1928-2024
Addio a Lino Jannuzzi
Il calore e l’intuito, i fatti e le passioni, le ossessioni civili. Ecco perché era un caso unico
Silvia mi ha detto ieri della polmonite di Lino Jannuzzi, che gli è stata fatale a novantasei anni, oggi e lo ha portato via a lei, a Chantal, a Francesco e alla dolce Mariolina. Ho passato il pomeriggio a ascoltare la sua voce, dodici, quindici anni fa, a Radio Radicale, e ho provato una fortissima emozione. Parlava del truce delitto giudiziario che fu il processo per l’assassinio di Paolo Borsellino, parlava della grottesca procedura d’accusa sulla trattativa stato-mafia, parlava dell’orrore dello stragismo corleonese e del tentativo in parte riuscito di aggredire e distruggere la classe dirigente italiana e una sfilza di generali e funzionari con imputazioni risibili e temerarie.
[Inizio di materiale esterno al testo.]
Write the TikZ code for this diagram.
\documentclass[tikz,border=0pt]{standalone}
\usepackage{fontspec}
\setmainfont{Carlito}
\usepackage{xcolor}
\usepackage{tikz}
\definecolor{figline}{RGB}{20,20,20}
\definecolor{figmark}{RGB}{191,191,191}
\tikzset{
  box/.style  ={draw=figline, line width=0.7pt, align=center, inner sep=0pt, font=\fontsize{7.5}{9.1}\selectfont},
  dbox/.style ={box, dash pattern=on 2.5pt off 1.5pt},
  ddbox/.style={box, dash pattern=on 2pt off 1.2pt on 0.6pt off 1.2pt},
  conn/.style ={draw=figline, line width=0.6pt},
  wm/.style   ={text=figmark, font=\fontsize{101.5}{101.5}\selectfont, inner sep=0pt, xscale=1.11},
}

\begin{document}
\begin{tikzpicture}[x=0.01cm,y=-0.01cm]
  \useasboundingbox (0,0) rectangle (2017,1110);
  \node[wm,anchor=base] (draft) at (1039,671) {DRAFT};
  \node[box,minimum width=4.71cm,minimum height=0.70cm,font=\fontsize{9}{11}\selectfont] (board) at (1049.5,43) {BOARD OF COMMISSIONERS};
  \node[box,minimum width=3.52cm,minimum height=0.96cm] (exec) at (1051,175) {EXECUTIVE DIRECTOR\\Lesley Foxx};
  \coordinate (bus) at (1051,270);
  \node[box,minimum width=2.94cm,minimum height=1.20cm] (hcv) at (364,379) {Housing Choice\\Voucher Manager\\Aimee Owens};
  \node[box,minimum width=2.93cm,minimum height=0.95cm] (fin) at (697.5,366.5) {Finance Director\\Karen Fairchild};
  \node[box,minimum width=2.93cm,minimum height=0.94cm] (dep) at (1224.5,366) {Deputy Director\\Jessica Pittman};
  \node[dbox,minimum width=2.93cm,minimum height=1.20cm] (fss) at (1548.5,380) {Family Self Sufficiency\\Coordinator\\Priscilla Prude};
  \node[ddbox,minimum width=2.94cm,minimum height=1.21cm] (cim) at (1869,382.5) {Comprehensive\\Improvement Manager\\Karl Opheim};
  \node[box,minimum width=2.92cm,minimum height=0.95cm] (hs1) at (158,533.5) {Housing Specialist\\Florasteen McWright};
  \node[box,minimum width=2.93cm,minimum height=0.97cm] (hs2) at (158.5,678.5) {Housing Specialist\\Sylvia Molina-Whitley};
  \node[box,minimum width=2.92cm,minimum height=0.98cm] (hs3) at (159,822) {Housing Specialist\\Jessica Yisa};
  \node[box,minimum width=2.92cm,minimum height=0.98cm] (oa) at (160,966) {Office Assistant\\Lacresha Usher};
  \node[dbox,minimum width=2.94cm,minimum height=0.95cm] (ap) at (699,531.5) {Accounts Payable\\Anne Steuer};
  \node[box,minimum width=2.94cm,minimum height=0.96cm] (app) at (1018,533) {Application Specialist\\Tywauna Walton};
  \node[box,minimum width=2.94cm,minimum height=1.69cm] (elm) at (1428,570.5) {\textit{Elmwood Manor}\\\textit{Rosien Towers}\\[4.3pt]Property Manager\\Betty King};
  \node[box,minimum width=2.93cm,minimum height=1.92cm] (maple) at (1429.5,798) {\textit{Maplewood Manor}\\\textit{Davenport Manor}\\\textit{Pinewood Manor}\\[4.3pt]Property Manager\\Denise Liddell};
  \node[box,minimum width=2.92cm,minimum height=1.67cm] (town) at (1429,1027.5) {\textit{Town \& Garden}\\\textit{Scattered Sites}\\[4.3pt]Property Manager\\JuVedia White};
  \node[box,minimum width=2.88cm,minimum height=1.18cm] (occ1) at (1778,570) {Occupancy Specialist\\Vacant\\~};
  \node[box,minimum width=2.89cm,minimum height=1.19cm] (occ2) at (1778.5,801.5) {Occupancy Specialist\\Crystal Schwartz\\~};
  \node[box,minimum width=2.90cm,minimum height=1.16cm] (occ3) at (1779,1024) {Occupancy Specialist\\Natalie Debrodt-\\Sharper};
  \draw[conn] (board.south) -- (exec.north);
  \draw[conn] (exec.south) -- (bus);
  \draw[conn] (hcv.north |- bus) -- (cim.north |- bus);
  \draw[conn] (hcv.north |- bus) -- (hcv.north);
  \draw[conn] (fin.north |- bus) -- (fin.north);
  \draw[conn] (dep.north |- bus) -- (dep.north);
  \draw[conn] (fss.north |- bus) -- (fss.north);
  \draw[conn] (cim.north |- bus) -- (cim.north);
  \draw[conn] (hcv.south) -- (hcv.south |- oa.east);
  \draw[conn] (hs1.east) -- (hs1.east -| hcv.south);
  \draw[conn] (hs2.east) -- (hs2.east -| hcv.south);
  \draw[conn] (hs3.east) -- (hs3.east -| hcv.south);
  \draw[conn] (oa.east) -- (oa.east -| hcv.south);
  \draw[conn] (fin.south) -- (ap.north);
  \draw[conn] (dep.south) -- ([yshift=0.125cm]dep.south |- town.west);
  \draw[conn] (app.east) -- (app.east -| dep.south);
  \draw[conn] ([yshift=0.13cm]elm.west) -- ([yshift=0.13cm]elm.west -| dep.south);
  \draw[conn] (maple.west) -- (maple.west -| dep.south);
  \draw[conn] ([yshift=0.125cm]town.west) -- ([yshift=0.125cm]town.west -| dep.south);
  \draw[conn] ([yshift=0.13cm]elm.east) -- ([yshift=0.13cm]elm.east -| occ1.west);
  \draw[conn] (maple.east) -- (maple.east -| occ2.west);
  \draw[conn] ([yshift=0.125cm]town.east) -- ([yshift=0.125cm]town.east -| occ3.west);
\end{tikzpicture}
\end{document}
Una rassegna piena di calore e intuito e fatti delle sue passioni e ossessioni civili.
Ho pensato che in rarissimi casi, e forse quello di Lino è un caso unico, il movimento dell’intelligenza, lo spirito di avventura intellettuale e morale, il rischio della fantasia, il gusto sciasciano della letteratura come civiltà, stendhaliano nello stile e volterriano nell’ispirazione, hanno prodotto un effetto trascinante di verità e una ribellione così forte contro la stupidità.
Lino Jannuzzi era proprio una persona generosa, dava un meglio di sé che non era mai il primeggiare narcisista, era l’ironia, lo spirito caustico, il gusto della memoria, l’interpretazione della storia anche quando la storia andava sferzata e battuta come Machiavelli predicava della Fortuna, e reimmaginata con un talento che non ha eredi. Addio Lino.